The last major act of terrorism on American soil, in Oklahoma City, was committed by white, native-born Americans. Immigrants are not terrorists. Terrorists are criminals, no matter where they come from. We will speak out forcibly and often on the necessity of distinguishing foreign-born criminals who came here to destroy us from the millions of documented and undocumented immigrants who came here seeking only to build better lives—and, in turn, have made our country richer and stronger.

With this resolution, we renew our call for:

 Legalization of the undocumented among us who are working hard, paying taxes and contributing to their communities and the nation.

 Federal, state and local action to ensure that immigrant workers and their families who were also direct victims of the Sept. 11 attacks, as well as those who are suffering from the aftermath of those attacks, be treated the same as their U.S. citizen counterparts with regard to benefits and services.

 Repeal and replacement of the employer sanctions/I-9 immigration enforcement scheme that neither deters the flow of undocumented immigrants nor protects the rights of any workers or the interests of honest employers.

Full protection of workplace rights, including the right to organize, for all workers, regardless of their immigration status, and stiff and meaningful penalties for employers who break immigration and labor laws in order to exploit workers.

Reform, not expansion, of guest worker programs.

Commitment to the political process of building broad democratic grassroots power to achieve action on these immigrant issues in the local and national political processes.

We stand with immigrant workers to demand that they be treated with dignity and fairness, on and off the job. We will continue to blow the whistle on practices such as the outrageous behavior of the Holiday Inn Express in Minneapolis, where hotel management responded to a successful organizing campaign among a largely immigrant and female workforce by calling in federal immigration officials, who then jailed many of these hardworking, honest women. We took to the streets and the courts in protest, and justice prevailed: The women were freed, the hotel was penalized and the process of securing immigration and workplace protection for these courageous women moved forward.

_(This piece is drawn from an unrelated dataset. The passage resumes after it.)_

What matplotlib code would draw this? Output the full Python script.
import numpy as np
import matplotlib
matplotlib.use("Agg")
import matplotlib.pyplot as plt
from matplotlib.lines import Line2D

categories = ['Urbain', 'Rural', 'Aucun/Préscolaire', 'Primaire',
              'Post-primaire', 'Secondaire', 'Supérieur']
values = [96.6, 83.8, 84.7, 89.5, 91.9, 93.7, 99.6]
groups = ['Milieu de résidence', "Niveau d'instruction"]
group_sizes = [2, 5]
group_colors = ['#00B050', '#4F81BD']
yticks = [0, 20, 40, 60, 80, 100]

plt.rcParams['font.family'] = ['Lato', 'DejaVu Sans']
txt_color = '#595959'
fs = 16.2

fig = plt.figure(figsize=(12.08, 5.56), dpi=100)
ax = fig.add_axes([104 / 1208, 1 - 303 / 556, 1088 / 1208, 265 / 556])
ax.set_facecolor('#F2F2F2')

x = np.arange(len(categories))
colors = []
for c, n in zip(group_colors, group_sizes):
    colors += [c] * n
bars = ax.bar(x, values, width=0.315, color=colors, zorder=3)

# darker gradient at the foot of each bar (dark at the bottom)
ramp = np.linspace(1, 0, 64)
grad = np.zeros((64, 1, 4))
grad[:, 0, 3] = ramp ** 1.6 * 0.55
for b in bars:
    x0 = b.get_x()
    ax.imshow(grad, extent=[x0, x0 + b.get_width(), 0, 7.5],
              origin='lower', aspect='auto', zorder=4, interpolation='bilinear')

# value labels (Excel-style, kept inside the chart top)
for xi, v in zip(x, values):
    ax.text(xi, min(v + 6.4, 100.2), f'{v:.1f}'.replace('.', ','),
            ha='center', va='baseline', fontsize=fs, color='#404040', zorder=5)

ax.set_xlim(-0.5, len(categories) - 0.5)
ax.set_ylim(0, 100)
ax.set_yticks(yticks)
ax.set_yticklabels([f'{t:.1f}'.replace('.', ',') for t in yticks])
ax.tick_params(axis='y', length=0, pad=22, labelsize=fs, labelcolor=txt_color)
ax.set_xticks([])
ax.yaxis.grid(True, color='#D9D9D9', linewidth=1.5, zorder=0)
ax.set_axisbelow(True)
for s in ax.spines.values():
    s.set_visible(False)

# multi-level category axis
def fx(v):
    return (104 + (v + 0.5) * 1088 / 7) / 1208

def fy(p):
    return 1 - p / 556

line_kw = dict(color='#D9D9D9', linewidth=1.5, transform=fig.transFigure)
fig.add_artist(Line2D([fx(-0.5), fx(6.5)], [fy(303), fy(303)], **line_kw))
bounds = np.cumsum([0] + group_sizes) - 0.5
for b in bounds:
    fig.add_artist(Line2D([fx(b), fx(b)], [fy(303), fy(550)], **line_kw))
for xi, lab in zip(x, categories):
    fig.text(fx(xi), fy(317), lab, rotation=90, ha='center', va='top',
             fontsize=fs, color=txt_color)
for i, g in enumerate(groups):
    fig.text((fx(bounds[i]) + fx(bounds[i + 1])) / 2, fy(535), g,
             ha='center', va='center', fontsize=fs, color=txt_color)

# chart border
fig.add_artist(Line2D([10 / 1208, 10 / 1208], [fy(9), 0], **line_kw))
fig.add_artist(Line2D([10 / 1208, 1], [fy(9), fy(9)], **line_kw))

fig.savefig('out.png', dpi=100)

We will continue to challenge systemic injustices, such as the exclusion of immigrants from unemployment insurance and other safety net programs during economic crises despite the contributions they and their employers make to finance these programs. And nationally and at the grassroots level, we will work in coalition with our allies to strengthen the political power of demands for justice for immigrant workers.

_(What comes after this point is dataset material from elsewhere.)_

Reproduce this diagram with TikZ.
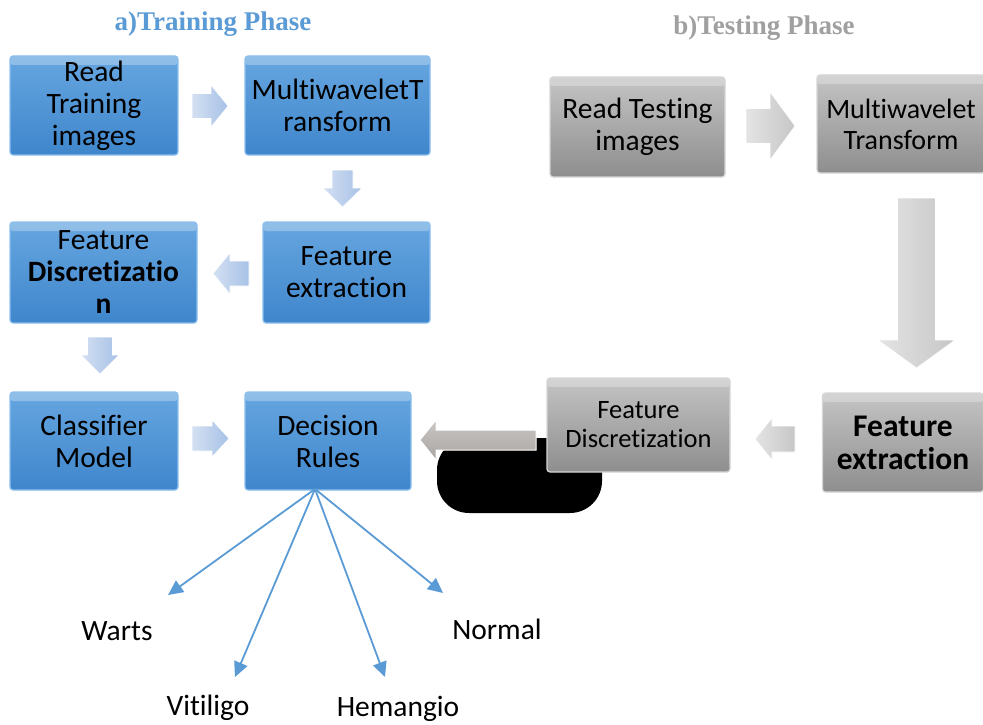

We believe the workers who chose us to represent them and to lead this movement elected us not for the good times but for moments like these, when the challenges are great and the times are tough. We know how much our immigrant members and immigrant workers have risked to build better lives for themselves and their families. We will not let them down. We know—and we are determined that they know, and that the whole nation knows—which side we are on. 

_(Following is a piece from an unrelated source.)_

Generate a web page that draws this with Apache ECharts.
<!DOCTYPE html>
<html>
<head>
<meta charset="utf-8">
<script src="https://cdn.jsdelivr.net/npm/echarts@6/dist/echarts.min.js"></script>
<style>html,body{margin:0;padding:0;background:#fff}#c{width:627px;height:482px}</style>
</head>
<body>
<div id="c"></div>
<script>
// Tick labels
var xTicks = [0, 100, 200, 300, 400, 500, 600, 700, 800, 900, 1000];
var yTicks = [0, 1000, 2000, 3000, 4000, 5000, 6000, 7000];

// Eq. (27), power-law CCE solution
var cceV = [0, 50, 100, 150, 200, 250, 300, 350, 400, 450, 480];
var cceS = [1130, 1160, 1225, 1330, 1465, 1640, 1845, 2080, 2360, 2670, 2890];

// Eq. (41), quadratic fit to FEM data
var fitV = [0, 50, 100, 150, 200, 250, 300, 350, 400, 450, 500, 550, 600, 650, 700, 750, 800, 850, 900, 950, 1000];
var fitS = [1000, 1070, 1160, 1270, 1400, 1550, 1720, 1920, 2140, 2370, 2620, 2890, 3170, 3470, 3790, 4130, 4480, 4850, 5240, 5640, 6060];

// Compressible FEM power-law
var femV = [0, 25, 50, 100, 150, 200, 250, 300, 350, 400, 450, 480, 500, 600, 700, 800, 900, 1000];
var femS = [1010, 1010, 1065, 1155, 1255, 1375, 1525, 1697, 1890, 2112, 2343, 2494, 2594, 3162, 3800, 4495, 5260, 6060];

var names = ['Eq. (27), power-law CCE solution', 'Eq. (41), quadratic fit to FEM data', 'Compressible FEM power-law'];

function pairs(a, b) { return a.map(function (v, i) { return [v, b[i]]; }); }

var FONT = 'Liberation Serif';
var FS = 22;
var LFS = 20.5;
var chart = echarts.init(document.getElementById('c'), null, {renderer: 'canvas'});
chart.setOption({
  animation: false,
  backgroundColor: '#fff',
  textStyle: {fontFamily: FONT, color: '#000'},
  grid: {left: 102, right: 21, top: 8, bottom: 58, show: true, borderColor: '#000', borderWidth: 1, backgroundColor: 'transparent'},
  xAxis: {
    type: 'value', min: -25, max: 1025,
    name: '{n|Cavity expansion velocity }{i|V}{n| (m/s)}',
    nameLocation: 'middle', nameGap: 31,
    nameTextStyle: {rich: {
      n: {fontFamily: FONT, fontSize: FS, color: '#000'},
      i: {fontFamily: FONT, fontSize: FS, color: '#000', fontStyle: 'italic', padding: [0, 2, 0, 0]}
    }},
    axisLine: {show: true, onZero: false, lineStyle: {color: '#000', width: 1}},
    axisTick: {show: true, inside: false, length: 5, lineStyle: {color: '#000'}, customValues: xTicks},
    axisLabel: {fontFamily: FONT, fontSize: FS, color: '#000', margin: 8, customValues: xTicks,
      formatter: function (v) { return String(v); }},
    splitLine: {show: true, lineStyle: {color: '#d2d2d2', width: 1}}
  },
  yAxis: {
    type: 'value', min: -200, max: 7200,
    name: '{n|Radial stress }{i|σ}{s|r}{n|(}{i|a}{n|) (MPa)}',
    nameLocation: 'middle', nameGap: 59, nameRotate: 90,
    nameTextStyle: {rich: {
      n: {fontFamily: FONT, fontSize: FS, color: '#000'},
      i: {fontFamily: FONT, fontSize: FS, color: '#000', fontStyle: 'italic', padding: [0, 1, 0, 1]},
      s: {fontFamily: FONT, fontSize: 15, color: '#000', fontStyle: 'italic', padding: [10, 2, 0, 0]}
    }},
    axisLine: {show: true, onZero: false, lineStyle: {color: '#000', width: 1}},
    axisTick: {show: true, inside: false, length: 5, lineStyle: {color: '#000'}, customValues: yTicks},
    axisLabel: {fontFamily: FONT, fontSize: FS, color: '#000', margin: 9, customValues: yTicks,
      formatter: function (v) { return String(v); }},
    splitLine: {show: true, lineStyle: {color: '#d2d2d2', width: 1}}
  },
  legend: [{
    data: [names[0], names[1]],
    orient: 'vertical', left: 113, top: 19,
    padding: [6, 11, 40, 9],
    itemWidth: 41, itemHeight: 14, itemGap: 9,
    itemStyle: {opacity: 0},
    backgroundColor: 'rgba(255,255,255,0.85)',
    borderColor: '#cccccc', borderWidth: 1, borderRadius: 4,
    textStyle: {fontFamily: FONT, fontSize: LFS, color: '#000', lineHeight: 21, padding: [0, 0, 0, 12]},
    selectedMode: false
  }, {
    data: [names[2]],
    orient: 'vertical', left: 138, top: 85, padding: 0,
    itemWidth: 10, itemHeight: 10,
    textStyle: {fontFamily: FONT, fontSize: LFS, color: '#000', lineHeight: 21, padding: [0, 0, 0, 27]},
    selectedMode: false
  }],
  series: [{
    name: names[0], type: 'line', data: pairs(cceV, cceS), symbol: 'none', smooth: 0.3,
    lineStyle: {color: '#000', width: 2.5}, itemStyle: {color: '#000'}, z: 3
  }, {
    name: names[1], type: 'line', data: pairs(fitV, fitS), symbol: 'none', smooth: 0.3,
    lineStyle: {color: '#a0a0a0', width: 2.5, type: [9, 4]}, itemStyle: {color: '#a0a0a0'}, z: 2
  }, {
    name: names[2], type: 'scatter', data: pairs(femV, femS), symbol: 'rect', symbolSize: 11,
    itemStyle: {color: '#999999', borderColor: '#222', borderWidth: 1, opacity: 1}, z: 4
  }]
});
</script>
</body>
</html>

Strengthening a Special Bond: Unions and Immigrants

Immigrants and native-born workers founded the American union movement to fight exploitation and abuse and to bring about improved working conditions and living standards for all working families. Today as well, many immigrant workers are fighting injustice and finding their voice at work by joining together into unions.

For immigrant workers, union membership is a powerful antidote to poverty and job insecurity. Union membership raises pay for immigrants and substantially increases the likelihood of access to health insurance and, hence, health care. Unions are also a buffer against workplace injustice. Immigrants are even more likely than native workers to face exploitation and discrimination at the hands of unscrupulous employers. With a union card, immigrant workers know they have rights and allies to champion these rights.

The bond that unites immigrants and unions is not a one-way street:

Immigrants enrich our movement too. The protections union membership provides for immigrants in turn builds a stronger, fairer and safer workplace for all workers. And immigrants are helping us expand our ranks and gain a stronger presence in new and growing sectors of the economy.

We are committed firmly to building bridges—and to tearing down walls within our own ranks. We will educate our members about the nation’s immigration system and the problems faced by newcomers. We will work to teach all our members the importance of solidarity and that our destinies as workers are intertwined regardless of immigration status or country of origin. 

Building Community Coalitions and Civic Participation

The most recent picture of our country, provided by the 2000 census, shows that—just as we are experiencing in our unions—immigrants are vital and growing parts of our communities throughout the country. And, in increasing numbers, immigrants and their sons and daughters are voting participants in our democracy. The AFL-CIO will increase the vigor and the reach of our participation in community coalition-building on immigrant issues with meetings and forums on the importance of full workplace and civic participation. With our partners in the faith-based, civil rights and immigrant advocate communities, we will work to increase public understanding of the contribution of immigrants in these communities and to generate political responsiveness to the needs of immigrants locally and nationally. We will continue to find public forums to advance civic integration and political participation. 

Implementation of Immigration Law

At the same time, the promise of legalization is only real when the agency administering the program has the staff and resources necessary to process applications and provide other benefits in a fair and efficient manner. The failure of our current immigration system to promptly process immigration applications is one reason for undocumented immigration. As well, some family and country categories are so oversubscribed that family members must wait for more than a decade to join loved ones. All immigrant services and applications, whether for visas, work authorization or citizenship, should be processed efficiently and expeditiously. Congress should ensure that all immigration functions are funded adequately.

Unions are playing an important role in bridging the gap between immigrant and nonimmigrant workers. We are uniquely situated to facilitate dialogue in our workplaces and our communities that we believe ultimately will lead to a stronger nation in which diversity is greeted with respect, not suspicion. Fairness and inclusion, not exclusion, will prove to be our strongest weapon against those who would tear our country apart.